Faheem Delane

No. 13 – LSU Tigers
- Position: Safety
- Class: Sophomore

Personal information
- Listed height: 6 ft 2 in (1.88 m)
- Listed weight: 216 lb (98 kg)

Career information
- High school: Our Lady of Good Counsel (Olney, Maryland)
- College: Ohio State (2025) LSU (2026–present)
- Stats at ESPN

= Faheem Delane =

American football player

Faheem Delane is an American college football safety for the LSU Tigers. He previously played for the Ohio State Buckeyes.

==Early life==
Delane attended Our Lady of Good Counsel High School in Olney, Maryland, where he played both cornerback and linebacker on the football team. As a junior, he posted 69 tackles and 18 pass breakups and helped his team win the Washington Catholic Athletic Conference (WCAC) championship, earning first-team All-Met honors by The Washington Post. As a senior, he recorded 97 tackles with seven tackles for loss, two sacks, and three interceptions in 12 games and was named the All-Met Defensive Player of the Year.

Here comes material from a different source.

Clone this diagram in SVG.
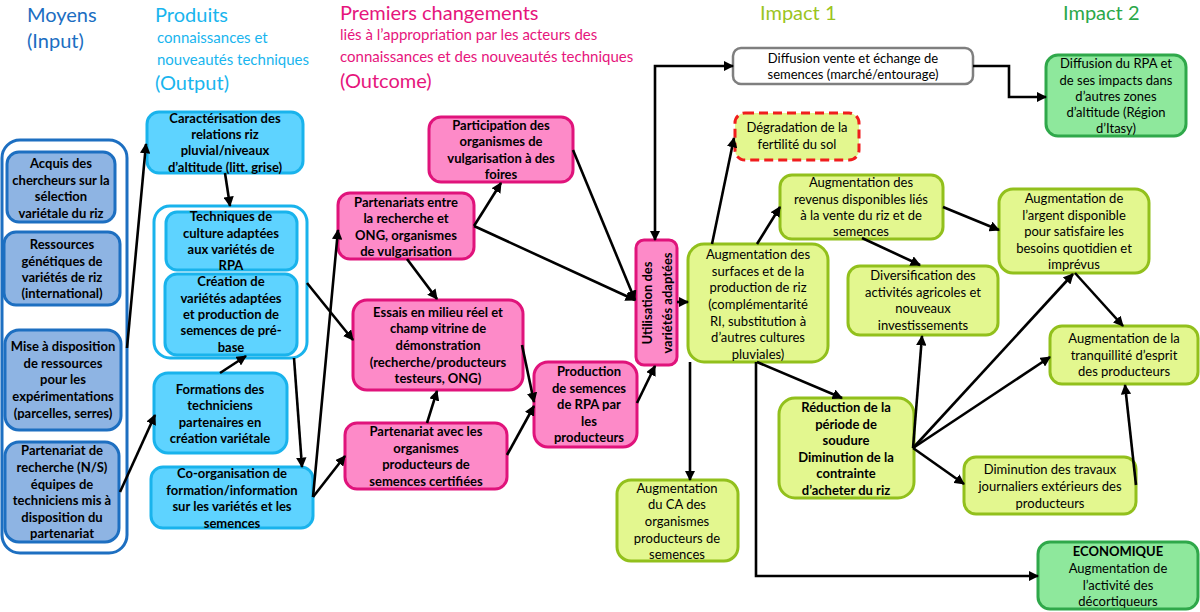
<svg xmlns="http://www.w3.org/2000/svg" width="1200" height="612" viewBox="0 0 1200 612">
<defs>
<style>
.t{font-family:Lato,'Liberation Sans',sans-serif;font-size:13px;text-anchor:middle;fill:#000}
.bd{font-weight:bold}
.h{font-family:Lato,'Open Sans',sans-serif;text-anchor:start}
.inp{fill:#8eb4e3;stroke:#1d6fc1;stroke-width:3}
.out{fill:#5ed3ff;stroke:#19b3ec;stroke-width:3}
.pk{fill:#fd8ac8;stroke:#e0137b;stroke-width:3}
.yg{fill:#e3f78f;stroke:#92c01c;stroke-width:3}
.gr{fill:#8ee89c;stroke:#2fa84a;stroke-width:3}
.cn{fill:none;stroke:#000;stroke-width:2.6;marker-end:url(#ah)}
</style>
<marker id="ah" viewBox="0 0 10 10" refX="9" refY="5" markerWidth="4" markerHeight="4" orient="auto-start-reverse" markerUnits="strokeWidth">
<path d="M0,0 L10,5 L0,10 z" fill="#000"/>
</marker>
</defs>
<rect width="1200" height="612" fill="#fff"/>

<g id="headers">
<text class="h" x="27" y="22" font-size="20" fill="#1b6ec2">Moyens</text>
<text class="h" x="27" y="48" font-size="20" fill="#1b6ec2">(Input)</text>
<text class="h" x="155" y="22" font-size="20" fill="#19b5ee">Produits</text>
<text class="h" x="157" y="43" font-size="15" fill="#19b5ee">connaissances et</text>
<text class="h" x="157" y="65" font-size="15" fill="#19b5ee">nouveautés techniques</text>
<text class="h" x="155" y="90" font-size="20" fill="#19b5ee">(Output)</text>
<text class="h" x="340" y="20" font-size="20" fill="#e6157c">Premiers changements</text>
<text class="h" x="340" y="40" font-size="15" fill="#e6157c">liés à l’appropriation par les acteurs des</text>
<text class="h" x="340" y="62" font-size="15" fill="#e6157c">connaissances et des nouveautés techniques</text>
<text class="h" x="340" y="88" font-size="20" fill="#e6157c">(Outcome)</text>
<text class="h" x="760" y="20" font-size="20" fill="#9bc421">Impact 1</text>
<text class="h" x="1063" y="20" font-size="20" fill="#2ba849">Impact 2</text>
</g>

<g id="input-group">
<rect x="2" y="140" width="125" height="413" rx="18" fill="#fff" stroke="#1d6fc1" stroke-width="3"/>
</g>
<g id="n-acquis">
<rect class="inp" x="7" y="152" width="108" height="70" rx="12"/>
<text class="t bd"><tspan x="61" y="168">Acquis des</tspan><tspan x="61" y="185">chercheurs sur la</tspan><tspan x="61" y="201">sélection</tspan><tspan x="61" y="218">variétale du riz</tspan></text>
</g>
<g id="n-ressources">
<rect class="inp" x="4" y="232" width="116" height="73" rx="12"/>
<text class="t bd"><tspan x="62" y="249">Ressources</tspan><tspan x="62" y="266">génétiques de</tspan><tspan x="62" y="282">variétés de riz</tspan><tspan x="62" y="298">(international)</tspan></text>
</g>
<g id="n-mise">
<rect class="inp" x="5" y="330" width="116" height="100" rx="14"/>
<text class="t bd"><tspan x="63" y="351">Mise à disposition</tspan><tspan x="63" y="368">de ressources</tspan><tspan x="63" y="384">pour les</tspan><tspan x="63" y="401">expérimentations</tspan><tspan x="63" y="418">(parcelles, serres)</tspan></text>
</g>
<g id="n-partenariat-recherche">
<rect class="inp" x="5" y="442" width="114" height="100" rx="14"/>
<text class="t bd"><tspan x="62" y="455">Partenariat de</tspan><tspan x="62" y="472">recherche (N/S)</tspan><tspan x="62" y="489">équipes de</tspan><tspan x="62" y="505">techniciens mis à</tspan><tspan x="62" y="522">disposition du</tspan><tspan x="62" y="538">partenariat</tspan></text>
</g>

<g id="n-caracterisation">
<rect class="out" x="147" y="112" width="156" height="61" rx="12"/>
<text class="t bd"><tspan x="225" y="123">Caractérisation des</tspan><tspan x="225" y="139">relations riz</tspan><tspan x="225" y="155">pluvial/niveaux</tspan><tspan x="225" y="172">d’altitude (litt. grise)</tspan></text>
</g>
<g id="output-group">
<rect x="154" y="206" width="153" height="152" rx="16" fill="#fff" stroke="#19b3ec" stroke-width="3"/>
</g>
<g id="n-techniques">
<rect class="out" x="166" y="212" width="131" height="58" rx="11"/>
<text class="t bd"><tspan x="231" y="221">Techniques de</tspan><tspan x="231" y="238">culture adaptées</tspan><tspan x="231" y="254">aux variétés de</tspan><tspan x="231" y="270">RPA</tspan></text>
</g>
<g id="n-creation">
<rect class="out" x="165" y="274" width="132" height="81" rx="12"/>
<text class="t bd"><tspan x="231" y="286">Création de</tspan><tspan x="231" y="303">variétés adaptées</tspan><tspan x="231" y="319">et production de</tspan><tspan x="231" y="335">semences de pré-</tspan><tspan x="231" y="352">base</tspan></text>
</g>
<g id="n-formations">
<rect class="out" x="154" y="373" width="133" height="80" rx="14"/>
<text class="t bd"><tspan x="220" y="394">Formations des</tspan><tspan x="220" y="410">techniciens</tspan><tspan x="220" y="427">partenaires en</tspan><tspan x="220" y="443">création variétale</tspan></text>
</g>
<g id="n-coorganisation">
<rect class="out" x="151" y="467" width="162" height="61" rx="12"/>
<text class="t bd"><tspan x="232" y="478">Co-organisation de</tspan><tspan x="232" y="495">formation/information</tspan><tspan x="232" y="511">sur les variétés et les</tspan><tspan x="232" y="528">semences</tspan></text>
</g>

<g id="n-participation">
<rect class="pk" x="429" y="117" width="144" height="65" rx="12"/>
<text class="t bd"><tspan x="501" y="130">Participation des</tspan><tspan x="501" y="146">organismes de</tspan><tspan x="501" y="163">vulgarisation à des</tspan><tspan x="501" y="179">foires</tspan></text>
</g>
<g id="n-partenariats-ong">
<rect class="pk" x="338" y="193" width="136" height="66" rx="12"/>
<text class="t bd"><tspan x="406" y="207">Partenariats entre</tspan><tspan x="406" y="223">la recherche et</tspan><tspan x="406" y="240">ONG, organismes</tspan><tspan x="406" y="256">de vulgarisation</tspan></text>
</g>
<g id="n-essais">
<rect class="pk" x="353" y="300" width="170" height="90" rx="14"/>
<text class="t bd"><tspan x="438" y="317">Essais en milieu réel  et</tspan><tspan x="438" y="333">champ vitrine de</tspan><tspan x="438" y="350">démonstration</tspan><tspan x="438" y="367">(recherche/producteurs</tspan><tspan x="438" y="383">testeurs, ONG)</tspan></text>
</g>
<g id="n-partenariat-semences">
<rect class="pk" x="345" y="423" width="162" height="66" rx="12"/>
<text class="t bd"><tspan x="426" y="436">Partenariat avec les</tspan><tspan x="426" y="453">organismes</tspan><tspan x="426" y="469">producteurs de</tspan><tspan x="426" y="486">semences certifiées</tspan></text>
</g>
<g id="n-production">
<rect class="pk" x="534" y="362" width="103" height="85" rx="14"/>
<text class="t bd"><tspan x="589" y="376">Production</tspan><tspan x="589" y="393">de semences</tspan><tspan x="589" y="409">de RPA par</tspan><tspan x="589" y="426">les</tspan><tspan x="589" y="442">producteurs</tspan></text>
</g>
<g id="n-utilisation">
<rect class="pk" x="636" y="240" width="41" height="125" rx="8"/>
<text class="t bd" transform="translate(652,303) rotate(-90)"><tspan x="0" y="0">Utilisation des</tspan></text>
<text class="t bd" transform="translate(672,303) rotate(-90)"><tspan x="0" y="0">variétés adaptées</tspan></text>
</g>

<g id="n-diffusion-vente">
<rect x="733" y="48" width="240" height="36" rx="8" fill="#fff" stroke="#7f7f7f" stroke-width="2.5"/>
<text class="t"><tspan x="853" y="63">Diffusion vente et échange de</tspan><tspan x="853" y="79">semences (marché/entourage)</tspan></text>
</g>
<g id="n-degradation">
<rect x="735" y="113" width="124" height="47" rx="10" fill="#e3f78f" stroke="#f01d1d" stroke-width="3" stroke-dasharray="9,5"/>
<text class="t"><tspan x="797" y="132">Dégradation de la</tspan><tspan x="797" y="149">fertilité du sol</tspan></text>
</g>
<g id="n-diffusion-rpa">
<rect class="gr" x="1046" y="55" width="140" height="81" rx="12"/>
<text class="t"><tspan x="1116" y="68">Diffusion du RPA et</tspan><tspan x="1116" y="85">de ses impacts dans</tspan><tspan x="1116" y="101">d’autres zones</tspan><tspan x="1116" y="117">d’altitude (Région</tspan><tspan x="1116" y="133">d’Itasy)</tspan></text>
</g>
<g id="n-surfaces">
<rect class="yg" x="688" y="244" width="140" height="118" rx="16"/>
<text class="t"><tspan x="758" y="259">Augmentation des</tspan><tspan x="758" y="276">surfaces et de la</tspan><tspan x="758" y="292">production de riz</tspan><tspan x="758" y="309">(complémentarité</tspan><tspan x="758" y="326">RI, substitution à</tspan><tspan x="758" y="342">d’autres cultures</tspan><tspan x="758" y="359">pluviales)</tspan></text>
</g>
<g id="n-revenus">
<rect class="yg" x="780" y="175" width="163" height="64" rx="12"/>
<text class="t"><tspan x="861" y="187">Augmentation des</tspan><tspan x="861" y="204">revenus disponibles liés</tspan><tspan x="861" y="220">à la vente du riz et de</tspan><tspan x="861" y="236">semences</tspan></text>
</g>
<g id="n-diversification">
<rect class="yg" x="848" y="266" width="150" height="69" rx="12"/>
<text class="t"><tspan x="923" y="280">Diversification des</tspan><tspan x="923" y="297">activités agricoles et</tspan><tspan x="923" y="313">nouveaux</tspan><tspan x="923" y="330">investissements</tspan></text>
</g>
<g id="n-argent">
<rect class="yg" x="999" y="189" width="150" height="84" rx="14"/>
<text class="t"><tspan x="1074" y="203">Augmentation de</tspan><tspan x="1074" y="220">l’argent disponible</tspan><tspan x="1074" y="236">pour satisfaire les</tspan><tspan x="1074" y="253">besoins quotidien et</tspan><tspan x="1074" y="269">imprévus</tspan></text>
</g>
<g id="n-tranquillite">
<rect class="yg" x="1050" y="326" width="148" height="58" rx="12"/>
<text class="t"><tspan x="1124" y="343">Augmentation de la</tspan><tspan x="1124" y="360">tranquillité d’esprit</tspan><tspan x="1124" y="376">des producteurs</tspan></text>
</g>
<g id="n-reduction">
<rect class="yg" x="779" y="398" width="135" height="100" rx="16"/>
<text class="t bd"><tspan x="846" y="412">Réduction de la</tspan><tspan x="846" y="429">période de</tspan><tspan x="846" y="445">soudure</tspan><tspan x="846" y="462">Diminution de la</tspan><tspan x="846" y="478">contrainte</tspan><tspan x="846" y="495">d’acheter du riz</tspan></text>
</g>
<g id="n-diminution">
<rect class="yg" x="964" y="457" width="172" height="57" rx="12"/>
<text class="t"><tspan x="1050" y="474">Diminution des travaux</tspan><tspan x="1050" y="491">journaliers extérieurs des</tspan><tspan x="1050" y="508">producteurs</tspan></text>
</g>
<g id="n-ca">
<rect class="yg" x="617" y="480" width="121" height="81" rx="14"/>
<text class="t"><tspan x="677" y="493">Augmentation</tspan><tspan x="677" y="509">du CA des</tspan><tspan x="677" y="526">organismes</tspan><tspan x="677" y="543">producteurs de</tspan><tspan x="677" y="559">semences</tspan></text>
</g>
<g id="n-economique">
<rect class="gr" x="1038" y="542" width="160" height="67" rx="12"/>
<text class="t"><tspan x="1118" y="556" font-weight="bold">ECONOMIQUE</tspan><tspan x="1118" y="573">Augmentation de</tspan><tspan x="1118" y="590">l’activité des</tspan><tspan x="1118" y="606">décortiqueurs</tspan></text>
</g>

<g id="connectors">
<line class="cn" x1="127" y1="348" x2="146" y2="144"/>
<line class="cn" x1="120" y1="492" x2="155" y2="415"/>
<line class="cn" x1="225" y1="173" x2="230" y2="206"/>
<line class="cn" x1="220" y1="373" x2="246" y2="356"/>
<line class="cn" x1="294" y1="358" x2="302" y2="467"/>
<line class="cn" x1="307" y1="283" x2="353" y2="340"/>
<line class="cn" x1="313" y1="497" x2="338" y2="230"/>
<line class="cn" x1="313" y1="497" x2="345" y2="456"/>
<line class="cn" x1="474" y1="226" x2="501" y2="183"/>
<line class="cn" x1="474" y1="226" x2="635" y2="300"/>
<line class="cn" x1="573" y1="150" x2="635" y2="300"/>
<line class="cn" x1="407" y1="259" x2="437" y2="299"/>
<line class="cn" x1="427" y1="423" x2="437" y2="391"/>
<line class="cn" x1="522" y1="345" x2="534" y2="402"/>
<line class="cn" x1="507" y1="455" x2="534" y2="406"/>
<line class="cn" x1="637" y1="403" x2="655" y2="366"/>
<line class="cn" x1="677" y1="302" x2="688" y2="302"/>
<polyline class="cn" points="655,240 655,66 733,66" style="marker-start:url(#ah)"/>
<polyline class="cn" points="973,66 1009,66 1009,97 1046,97"/>
<line class="cn" x1="712" y1="244" x2="734" y2="138"/>
<line class="cn" x1="757" y1="244" x2="780" y2="207"/>
<line class="cn" x1="862" y1="238" x2="920" y2="265"/>
<line class="cn" x1="943" y1="207" x2="999" y2="230"/>
<line class="cn" x1="1075" y1="273" x2="1123" y2="326"/>
<line class="cn" x1="757" y1="362" x2="842" y2="398"/>
<line class="cn" x1="690" y1="362" x2="690" y2="480"/>
<polyline class="cn" points="756,362 756,576 1038,576"/>
<line class="cn" x1="913" y1="448" x2="922" y2="336"/>
<line class="cn" x1="913" y1="448" x2="1073" y2="274"/>
<line class="cn" x1="913" y1="448" x2="1050" y2="357"/>
<line class="cn" x1="913" y1="448" x2="964" y2="484"/>
<line class="cn" x1="1136" y1="485" x2="1125" y2="385"/>
</g>
</svg>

Delane was rated as a consensus four-star recruit. He was ranked as the fifth-best safety prospect in the class of 2025 by both ESPN and Rivals.com. Delane received offers from programs such as Alabama, Florida, Florida State, Georgia, LSU, Miami, Michigan, Ohio State, Ole Miss, Oregon, Penn State, Tennessee, Texas, Texas A&M, and USC. He verbally committed to playing college football at Ohio State University on June 9, 2024, and signed with the Buckeyes that December.

==College career==
Delane enrolled early at Ohio State in January 2025, joining the Buckeyes in time for spring practices. He intercepted a pass thrown by Tavien St. Clair in the spring game. Delane continued to impress during fall practices and had his "black stripe" removed following the second scrimmage of camp in mid-August, signalling his full membership on the team. He settled into a backup safety role behind Caleb Downs during the 2025 season. Delane recorded 12 tackles, including one tackle for loss, in 13 games. After the season, he entered the NCAA transfer portal. Delane was rated as a four-star transfer recruit by 247Sports and Rivals.com. A few days later, he announced he would transfer to play for the LSU Tigers, following in his older brother's footsteps.

==Personal life==
Delane has two brothers and two sisters. His older brother Mansoor is a cornerback for the Kansas City Chiefs.